Film review | Us: I’m afraid of Americans

Jordan Peele overcomes the sophomore film slump in style with a taut, high-concept thriller that tickles both brain and guts

Double trouble - Lupita Nyong’o is forced to fend off familial doppelgangers in Jordan Peele’s high-wire sophomore effort
Double trouble - Lupita Nyong’o is forced to fend off familial doppelgangers in Jordan Peele’s high-wire sophomore effort

“Who are you?” is an intuitive question to put to a monster, apparent or otherwise, dubious enough of an opportunity as that may be. But Adelaide Wilson (Lupita Nyong’o), the beleaguered matriarch of a family assailed by a quartet who appear to be the malevolent doppelgangers to her own cosy nuclear unit, gets a chance to ask precisely that to her own double.

The answer, arriving in creepily raspy tones from her crazed mirror image, ‘Red’ – who brandishes a weapon while her creepy brood skulk into attack position – is both simple and loaded.

“We’re Americans.”

And so the die is cast of Jordan Peele’s second feature film as a writer-director, arriving on the tail of the barnstorming (and Oscar-winning, for Best Original Screenplay) horror-comedy race-relations satire Get Out (2017).
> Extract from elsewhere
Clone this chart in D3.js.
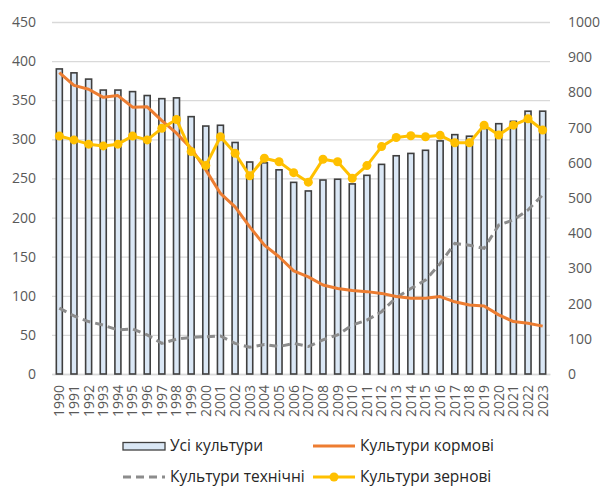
<!DOCTYPE html>
<html>
<head>
<meta charset="utf-8">
<script src="https://cdn.jsdelivr.net/npm/d3@7"></script>
<style>
  body { margin: 0; background: #fff; }
  text { font-family: "Open Sans", "Liberation Sans", sans-serif; }
</style>
</head>
<body>
<div id="wrapper"></div>
<script>
// data
const years = d3.range(1990, 2024).map(String)
const allCrops = [390, 385, 377, 363, 363, 361, 356, 352, 353, 329, 317, 318, 296, 271, 270, 261, 245, 234,
  248, 249, 243, 254, 268, 279, 282, 286, 298, 306, 304, 314, 320, 323, 336, 336]
const fodder = [856, 820, 809, 786, 791, 758, 759, 720, 684, 641, 580, 513, 475, 418, 366, 333, 293, 276,
  253, 243, 237, 234, 229, 220, 215, 215, 220, 205, 196, 193, 168, 149, 144, 136]
const industrial = [187, 165, 149, 139, 125, 128, 111, 87, 99, 104, 106, 108, 87, 76, 84, 78, 87, 78,
  97, 111, 139, 153, 177, 217, 243, 267, 314, 371, 366, 357, 423, 438, 466, 509]
const grain = [676, 665, 653, 648, 653, 676, 665, 698, 723, 632, 592, 674, 627, 563, 613, 603, 572, 545,
  610, 603, 556, 592, 646, 672, 677, 674, 678, 657, 657, 707, 679, 707, 725, 693]
const leftTicks = [0, 50, 100, 150, 200, 250, 300, 350, 400, 450]
const rightTicks = [0, 100, 200, 300, 400, 500, 600, 700, 800, 900, 1000]
const legendLabels = ["Усі культури", "Культури кормові", "Культури технічні", "Культури зернові"]

const dims = {
  width: 604,
  height: 486,
  margin: { top: 22, right: 54, bottom: 112, left: 52 },
}
dims.boundedWidth = dims.width - dims.margin.left - dims.margin.right
dims.boundedHeight = dims.height - dims.margin.top - dims.margin.bottom

const svg = d3.select("#wrapper")
  .append("svg")
    .attr("width", dims.width)
    .attr("height", dims.height)

const bounds = svg.append("g")
  .attr("transform", `translate(${dims.margin.left},${dims.margin.top})`)

// scales
const xScale = d3.scaleBand()
  .domain(years)
  .range([0, dims.boundedWidth])

const yLeft = d3.scaleLinear()
  .domain([0, 450])
  .range([dims.boundedHeight, 0])

const yRight = d3.scaleLinear()
  .domain([0, 1000])
  .range([dims.boundedHeight, 0])

// gridlines
bounds.append("g")
  .selectAll("line")
  .data(leftTicks)
  .join("line")
    .attr("x1", 0)
    .attr("x2", dims.boundedWidth)
    .attr("y1", d => yLeft(d) + 0.5)
    .attr("y2", d => yLeft(d) + 0.5)
    .attr("stroke", "#d9d9d9")
    .attr("stroke-width", 1.3)

// axes
const yAxisLeft = bounds.append("g")
  .call(d3.axisLeft(yLeft).tickValues(leftTicks).tickFormat(d3.format("d")).tickSize(0).tickPadding(16))
yAxisLeft.select(".domain").remove()
yAxisLeft.selectAll("text")
  .attr("font-size", 14)
  .attr("fill", "#595959")
  .style("font-family", "'Open Sans', sans-serif")

const yAxisRight = bounds.append("g")
  .attr("transform", `translate(${dims.boundedWidth},0)`)
  .call(d3.axisRight(yRight).tickValues(rightTicks).tickFormat(d3.format("d")).tickSize(0).tickPadding(18))
yAxisRight.select(".domain").remove()
yAxisRight.selectAll("text")
  .attr("font-size", 14)
  .attr("fill", "#595959")
  .style("font-family", "'Open Sans', sans-serif")

const xAxis = bounds.append("g")
  .attr("transform", `translate(0,${dims.boundedHeight})`)
  .call(d3.axisBottom(xScale).tickSize(0).tickPadding(0))
xAxis.select(".domain").attr("stroke", "#d9d9d9").attr("stroke-width", 1.3)
xAxis.selectAll("text")
  .attr("font-size", 14)
  .attr("fill", "#595959")
  .attr("text-anchor", "end")
  .attr("dy", "0.35em")
  .attr("transform", "translate(0,11) rotate(-90)")
  .style("font-family", "'Open Sans', sans-serif")

// bars
const barW = 6
bounds.append("g")
  .selectAll("rect")
  .data(allCrops)
  .join("rect")
    .attr("x", (d, i) => xScale(years[i]) + (xScale.bandwidth() - barW) / 2)
    .attr("y", d => yLeft(d))
    .attr("width", barW)
    .attr("height", d => dims.boundedHeight - yLeft(d))
    .attr("fill", "#dae7f5")
    .attr("stroke", "#3f3f3f")
    .attr("stroke-width", 1.6)

// lines on the right axis
const lineGen = d3.line()
  .x((d, i) => xScale(years[i]) + xScale.bandwidth() / 2)
  .y(d => yRight(d))

bounds.append("path")
  .attr("d", lineGen(industrial))
  .attr("fill", "none")
  .attr("stroke", "#8c8c8c")
  .attr("stroke-width", 3)
  .attr("stroke-dasharray", "8,5")

bounds.append("path")
  .attr("d", lineGen(fodder))
  .attr("fill", "none")
  .attr("stroke", "#ed7d31")
  .attr("stroke-width", 3)
  .attr("stroke-linejoin", "round")

bounds.append("path")
  .attr("d", lineGen(grain))
  .attr("fill", "none")
  .attr("stroke", "#ffc000")
  .attr("stroke-width", 3)
  .attr("stroke-linejoin", "round")

bounds.append("g")
  .selectAll("circle")
  .data(grain)
  .join("circle")
    .attr("cx", (d, i) => xScale(years[i]) + xScale.bandwidth() / 2)
    .attr("cy", d => yRight(d))
    .attr("r", 4.5)
    .attr("fill", "#ffc000")

// legend
const legend = svg.append("g")
const legendPos = [[123, 446], [313, 446], [123, 477], [313, 477]]

legend.append("rect")
  .attr("x", legendPos[0][0])
  .attr("y", legendPos[0][1] - 3.5)
  .attr("width", 42)
  .attr("height", 7.5)
  .attr("fill", "#dae7f5")
  .attr("stroke", "#3f3f3f")
  .attr("stroke-width", 1.3)

legend.append("line")
  .attr("x1", legendPos[1][0]).attr("x2", legendPos[1][0] + 42)
  .attr("y1", legendPos[1][1]).attr("y2", legendPos[1][1])
  .attr("stroke", "#ed7d31").attr("stroke-width", 3)

legend.append("line")
  .attr("x1", legendPos[2][0]).attr("x2", legendPos[2][0] + 42)
  .attr("y1", legendPos[2][1]).attr("y2", legendPos[2][1])
  .attr("stroke", "#8c8c8c").attr("stroke-width", 3)
  .attr("stroke-dasharray", "8,5")

legend.append("line")
  .attr("x1", legendPos[3][0]).attr("x2", legendPos[3][0] + 42)
  .attr("y1", legendPos[3][1]).attr("y2", legendPos[3][1])
  .attr("stroke", "#ffc000").attr("stroke-width", 3)

legend.append("circle")
  .attr("cx", legendPos[3][0] + 21)
  .attr("cy", legendPos[3][1])
  .attr("r", 4.5)
  .attr("fill", "#ffc000")

legend.selectAll("text")
  .data(legendLabels)
  .join("text")
    .attr("x", (d, i) => legendPos[i][0] + 47)
    .attr("y", (d, i) => legendPos[i][1])
    .attr("dy", "0.35em")
    .attr("font-size", 15.5)
    .attr("fill", "#262626")
    .text(d => d)
</script>
</body>
</html>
Unspooling as a horror film with a tripartite set of embedded sub-genres in its heady, meaty centre – home invasion, slasher and doppelganger-terror writ large – it hints at deeper truths where Get Out bludgeoned us with its razor sharp message, but makes up for its thematic vagueness with a thoroughly efficient narrative engine.
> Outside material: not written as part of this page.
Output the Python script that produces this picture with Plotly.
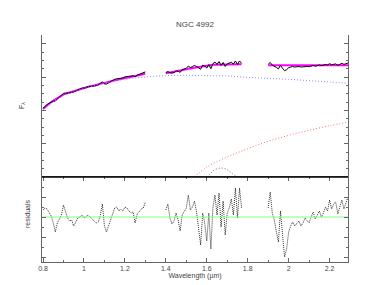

Just like Get Out skewered the cringe-worthy complacency of white liberal do-gooders with a malevolent twist of the knife, here Peele takes a Hitchcockian stab at middle-class complacency, pushing Adelaide’s cushy family unit – comprising of her bumbling husband Gabe (Winston Duke), budding athlete daughter Zora (Shahadi Wright Joseph) and her young son Jason (Evan Alex) – being plunged into chaos when the doppelgangers show up to ruin their idyllic getaway to a beach house in Santa Cruz.

But this having been the site of a traumatic episode in Adelaide’s past, the trip becomes unsettling enough for her even before the doubles come knocking at the door.
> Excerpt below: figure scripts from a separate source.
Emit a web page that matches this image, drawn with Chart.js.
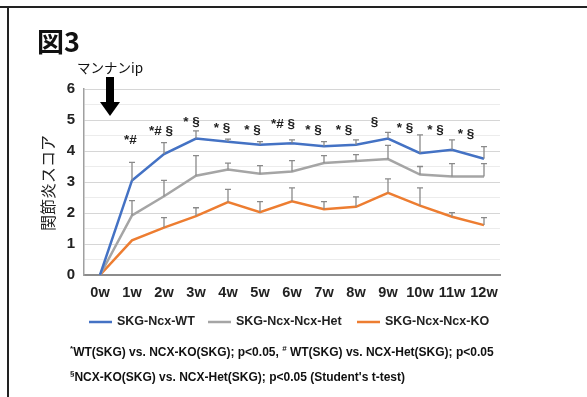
<!DOCTYPE html>
<html><head><meta charset="utf-8">
<script src="https://cdn.jsdelivr.net/npm/chart.js@4.4.0/dist/chart.umd.min.js"></script>
<style>
html,body{margin:0;padding:0;background:#fff;}
#wrap{position:relative;width:587px;height:397px;overflow:hidden;}
canvas{position:absolute;left:0;top:0;}
.txt{position:absolute;font-family:"Liberation Sans",Arial,sans-serif;font-weight:bold;color:#111;white-space:nowrap;}
</style></head><body>
<div id="wrap">
<canvas id="c" width="587" height="397"></canvas>
<div class="txt" style="left:37px;top:21px;font-size:27px;font-family:'Noto Sans CJK JP',sans-serif;font-weight:bold;">図3</div>
<div class="txt" style="left:77px;top:57px;font-size:13.5px;font-weight:normal;font-family:'Noto Sans CJK JP',sans-serif;">マンナンip</div>
<div class="txt" style="left:70px;top:344px;font-size:12px;"><sup style="font-size:8px">*</sup>WT(SKG) vs. NCX-KO(SKG); p&lt;0.05, <sup style="font-size:8px">#</sup> WT(SKG) vs. NCX-Het(SKG); p&lt;0.05</div>
<div class="txt" style="left:70px;top:369px;font-size:12px;"><sup style="font-size:8px">§</sup>NCX-KO(SKG) vs. NCX-Het(SKG); p&lt;0.05 (Student's t-test)</div>
</div>
<script>
const categories = ["0w","1w","2w","3w","4w","5w","6w","7w","8w","9w","10w","11w","12w"];
const seriesNames = ["SKG-Ncx-WT","SKG-Ncx-Ncx-Het","SKG-Ncx-Ncx-KO"];
const wtValues  = [0,3.05,3.9,4.4,4.3,4.2,4.25,4.15,4.2,4.4,3.93,4.04,3.75];
const hetValues = [0,1.92,2.54,3.2,3.4,3.27,3.34,3.61,3.68,3.74,3.24,3.18,3.18];
const koValues  = [0,1.12,1.53,1.9,2.35,2.03,2.38,2.12,2.2,2.65,2.24,1.88,1.61];
const wtUpper  = [null,3.63,4.27,4.65,4.38,4.3,4.36,4.3,4.36,4.6,4.52,4.36,4.14];
const hetUpper = [null,2.4,3.05,3.85,3.61,3.53,3.69,3.85,3.88,4.18,3.5,3.59,3.59];
const koUpper  = [null,null,1.85,2.17,2.76,2.37,2.81,2.37,2.52,3.1,2.81,2.01,1.85];
const sigLabels = ["","*#","*# §","* §","* §","* §","*# §","* §","* §","§","* §","* §","* §"];
const sigLevels = [null,4.33,4.62,4.94,4.73,4.66,4.86,4.66,4.66,4.92,4.73,4.68,4.54];
const yTickLabels = ["0","1","2","3","4","5","6"];
const colors = ["#4472C4","#A5A5A5","#ED7D31"];

const extras = {
  id:'extras',
  afterDatasetsDraw(chart){
    const ctx = chart.ctx, x = chart.scales.x, y = chart.scales.y;
    const uppers = [wtUpper, hetUpper, koUpper];
    const vals = [wtValues, hetValues, koValues];
    ctx.save();
    ctx.strokeStyle = '#8a8a8a'; ctx.lineWidth = 1.3;
    uppers.forEach((u,si)=>{
      u.forEach((v,i)=>{
        if(v==null) return;
        const px = x.getPixelForValue(i);
        const p0 = y.getPixelForValue(vals[si][i]), p1 = y.getPixelForValue(v);
        ctx.beginPath(); ctx.moveTo(px,p0); ctx.lineTo(px,p1);
        ctx.moveTo(px-3,p1); ctx.lineTo(px+3,p1); ctx.stroke();
      });
    });
    ctx.fillStyle = '#222'; ctx.font = 'bold 13.5px "Liberation Sans", Arial, sans-serif';
    ctx.textAlign = 'center'; ctx.textBaseline = 'middle';
    sigLabels.forEach((s,i)=>{
      if(!s) return;
      ctx.fillText(s, x.getPixelForValue(i) - 1.5*i, y.getPixelForValue(sigLevels[i]));
    });
    const ax = x.getPixelForValue(0) + 10;
    ctx.fillStyle = '#000';
    ctx.fillRect(ax-4, 77, 8, 26);
    ctx.beginPath(); ctx.moveTo(ax-10,102); ctx.lineTo(ax+10,102); ctx.lineTo(ax,116); ctx.closePath(); ctx.fill();
    ctx.save();
    ctx.translate(48, 183); ctx.rotate(-Math.PI/2);
    ctx.font = '16px "Noto Sans CJK JP", sans-serif'; ctx.fillStyle = '#222';
    ctx.fillText('関節炎スコア', 0, 0);
    ctx.restore();
    const lx = [89, 208, 357];
    ctx.font = 'bold 12.5px "Liberation Sans", Arial, sans-serif';
    ctx.textAlign = 'left';
    chart.data.datasets.forEach((d,i)=>{
      ctx.strokeStyle = d.borderColor; ctx.lineWidth = 2.5;
      ctx.beginPath(); ctx.moveTo(lx[i],322); ctx.lineTo(lx[i]+23,322); ctx.stroke();
      ctx.fillStyle = '#222';
      ctx.fillText(d.label, lx[i]+28, 322);
    });
    ctx.fillStyle = '#222';
    ctx.fillRect(0,6,587,2);
    ctx.fillRect(7,6,2,391);
    ctx.restore();
  }
};

new Chart(document.getElementById('c'), {
  type:'line',
  data:{
    labels: categories,
    datasets: [
      {label: seriesNames[0], data: wtValues, borderColor: colors[0]},
      {label: seriesNames[1], data: hetValues, borderColor: colors[1]},
      {label: seriesNames[2], data: koValues, borderColor: colors[2]}
    ].map(d=>Object.assign(d,{borderWidth:2.5,pointRadius:0,tension:0,fill:false}))
  },
  options:{
    responsive:false, animation:false,
    layout:{padding:{left:54,right:87,top:89,bottom:91}},
    plugins:{legend:{display:false},tooltip:{enabled:false}},
    scales:{
      x:{
        offset:true,
        afterFit(s){ s.height = 31; },
        grid:{display:false, drawTicks:false},
        border:{color:'#8c8c8c', width:2},
        ticks:{color:'#222', padding:9, maxRotation:0, minRotation:0, autoSkip:false,
          font:{family:'"Liberation Sans", Arial, sans-serif', weight:'bold', size:14.5}}
      },
      y:{
        min:0, max:6,
        afterFit(s){ s.width = 30; },
        grid:{drawTicks:false, color:(c)=> (c.tick && Number.isInteger(c.tick.value)) ? '#d6d6d6' : '#ececec', lineWidth:1},
        border:{color:'#a0a0a0', width:1.5},
        ticks:{stepSize:0.5, color:'#222', padding:9, autoSkip:false,
          callback:(v)=> Number.isInteger(v) ? yTickLabels[v] : '',
          font:{family:'"Liberation Sans", Arial, sans-serif', weight:'bold', size:15}}
      }
    }
  },
  plugins:[extras]
});
</script>
</body></html>
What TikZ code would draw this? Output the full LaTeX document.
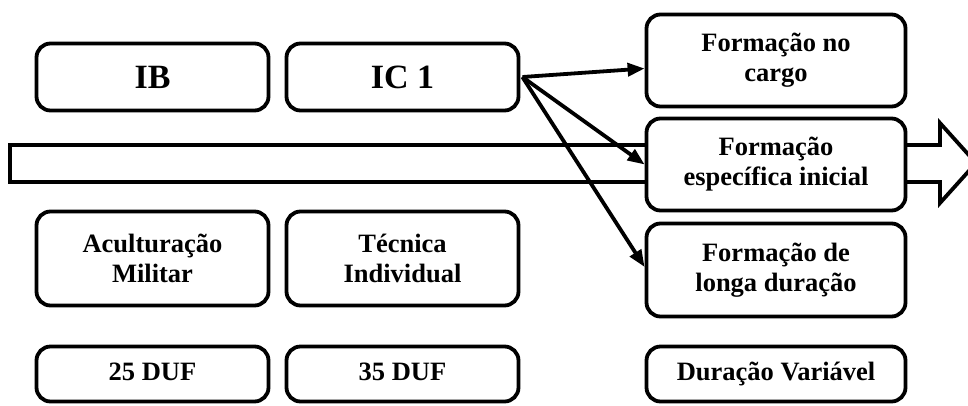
\documentclass[tikz,border=0pt]{standalone}
\usepackage{fontspec}
\setmainfont{Liberation Serif}
\usetikzlibrary{arrows.meta,calc}
\begin{document}
\begin{tikzpicture}[x=1pt,y=-1pt,
  box/.style={draw,line width=3.8pt,rounded corners=14pt,fill=white,inner sep=0pt,align=center,
    font=\bfseries\fontsize{26.5}{30}\selectfont},
  oneline/.style={text height=18pt,text depth=5pt},
  bigtxt/.style={font=\bfseries\fontsize{34}{40}\selectfont},
  conn/.style={line width=3.8pt,-{Triangle[length=17pt,width=13pt]}}]
\useasboundingbox (0,0) rectangle (968,405);
\begin{scope}
\clip (0,0) rectangle (968,405);
\draw[line width=3.8pt,fill=white,line join=miter] (10,145) -- (940,145) -- (940,123) -- (976,163) -- (940,203) -- (940,182) -- (10,182) -- cycle;
\end{scope}
\node[box,bigtxt,minimum width=232pt,minimum height=67pt] (ib) at (152.5,77) {IB};
\node[box,bigtxt,minimum width=232pt,minimum height=67pt] (ic) at (402.5,77) {IC 1};
\node[box,minimum width=232pt,minimum height=94pt] (ac) at (152.5,258.5) {Aculturação\\Militar};
\node[box,minimum width=232pt,minimum height=94pt] (ti) at (402.5,258.5) {Técnica\\Individual};
\node[box,oneline,minimum width=232pt,minimum height=55pt] (d25) at (152.5,374) {25 DUF};
\node[box,oneline,minimum width=232pt,minimum height=55pt] (d35) at (402.5,374) {35 DUF};
\node[box,minimum width=259pt,minimum height=92pt] (f1) at (776,60.5) {Formação no\\cargo};
\node[box,minimum width=259pt,minimum height=92pt] (f2) at (776,164.5) {Formação\\específica inicial};
\node[box,minimum width=259pt,minimum height=93pt] (f3) at (776,270) {Formação de\\longa duração};
\node[box,oneline,minimum width=259pt,minimum height=55pt] (f4) at (776,374) {Duração Variável};
\coordinate (src) at ($(ic.east)+(2pt,0)$);
\draw[conn] (src) -- ([yshift=-8pt]f1.west);
\draw[conn] (src) -- (f2.west);
\draw[conn] (src) -- ([yshift=3pt]f3.west);
\end{tikzpicture}
\end{document}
While Get Out was crystal clear in both its plot mechanics and thematic undercurrents – racial tensions that reveal the undercurrents of slavery resurfacing in horrifically complex ways – ‘Us’ sees Peele going for a more ambiguous take on the high-concept horror flick, which means that some viewers will appreciate the call to free interpretation, with others bemoaning the lack of clear-cut answers to some central mysteries.

Regardless of the endgame, however, the run-up leading to it makes for an impeccable ride. As is to be expected from a film by an acclaimed comedian who was secretly a horror geek all the while, the beats are laced with a clear understanding of both terror and humour, the latter of which is deployed not just to deflate tension, but also simply to add to the sheer pleasure of this heady cocktail.

Mad Men’s Elisabeth Moss pops in for an extended cameo and relishes the role – in a film about doubles, her own family could be seen as the economically aligned, racially flipped mirror image of our protagonists – and an extended set-piece in her own fancy beach house is likely to be remembered and re-watched with relish by genre fans for years to come.

Because for all its creepy terror, its moments of explicit gore and the unsettling reverberations of its powerful – but not entirely limpid – satirical undercurrents, ‘Us’ remains a film that’s easy to just simply enjoy on many levels, dark-tinged as it may be. Animated by the same dark energy that powers some of our cult favourites from the 1970s or the better films by Quentin Tarantino, it’s an irresistible diamond in the rough that demands to be cherished.

The verdict

More ambitious and tighter than his barnstorming Get Out in equal measure, Jordan Peele’s second stab at film-making may have some rips at its seams, but in the long run makes for a thrilling feature with something to say. Satisfyingly structured and laced with nuggets of ambiguity that will burrow through the brain, it’s offers a full-bodied experience of genre cinema that feels sorely needed in a landscape oversaturated with superheroes and remakes.